Ceux qui comptaient sur le Parlement européen pour rejeter ou au moins amender la directive de la Commission sur le renvoi des étrangers sans papiers en sont pour leur frais. Cette directive répressive et sécuritaire, baptisée «directive de la honte» par les associations humanitaires mais également critiquée par la Confédération européenne des syndicats ou par le haut Commissaire aux droits de l’Homme de l’ONU, Louise Arbour, cette directive a donc été votée hier sans état d’âme et tous les amendements repoussés par les conservateurs, les nationalistes, les libéraux et une partie des socialistes, les espagnols et les allemands, tandis que les travaillistes s’abstenaient. Ce vote rappelle, en passant combien l’Europe est aujourd’hui ancrée à droite avec 21 de ses 27 Etats gouvernés par des conservateurs et des libéraux.

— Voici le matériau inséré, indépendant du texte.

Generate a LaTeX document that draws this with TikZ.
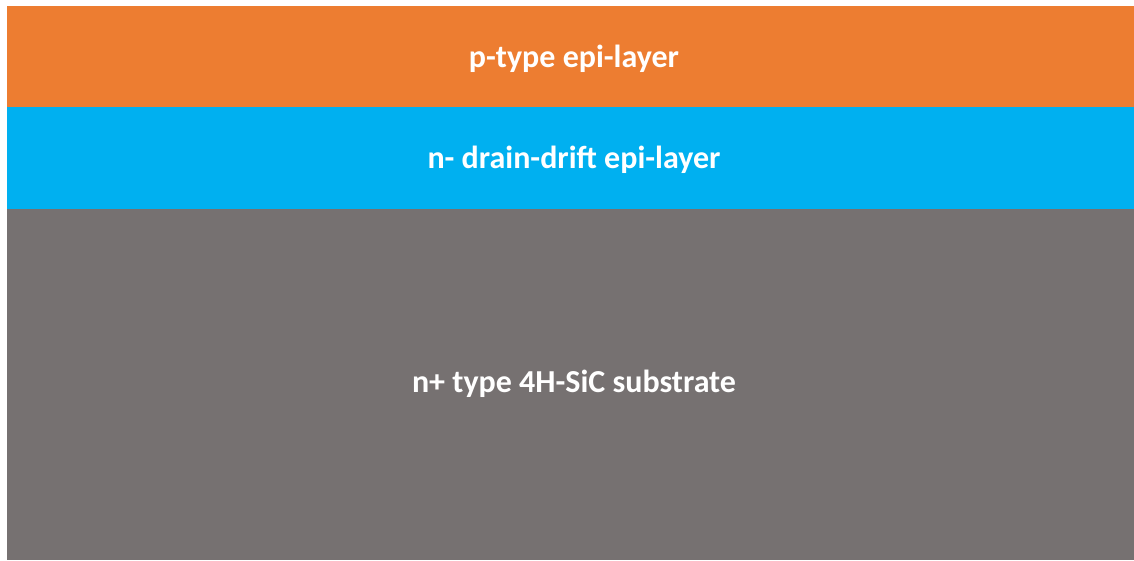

On aurait pu rêver d’une directive d’accueil qui fixe enfin des critères objectifs et communs pour l’immigration d’une part et la régularisation des sans-papier de l’autre. En clair, une politique communautaire respectant la tradition humaniste européenne, et tenant compte de la réalité des flux migratoires qui, en tout état de cause, font désormais partie de la marche chaotique du monde. On aurait aimé enfin adhérer à une Europe à la fois ouverte et réaliste, où le bon sens n’exclut pas les droits humains. Une Europe que l’on n’aurait pas envie de rejeter par referendum, par indifférence ou par mépris. En lieu et place, voici son masque grimaçant du repli et de l’exclusion, de la fermeture et de l’irréalisme.
Rétention — traduisez enfermement administratif — jusqu’à 18 mois pour les sans papiers devant quitter le pays, détention et expulsion de mineurs, sans oublier le bannissement de 5 ans du territoire européen pour les candidats expulsés. C’est l’Europe forteresse en état de siège. Au-delà des mesures concrètes, c’est la civilisation européenne elle-même qui se défigure. Certes des pays comme la Belgique qui ne sont pas aussi répressifs pourront maintenir leurs propres règles. Mais pour certains la tentation sera forte d’utiliser la directive européenne afin de durcir le ton. Et cela alors qu’on attend toujours, ici, des critères clairs de régularisation dont le projet figurait d’ailleurs dans les intentions gouvernementales.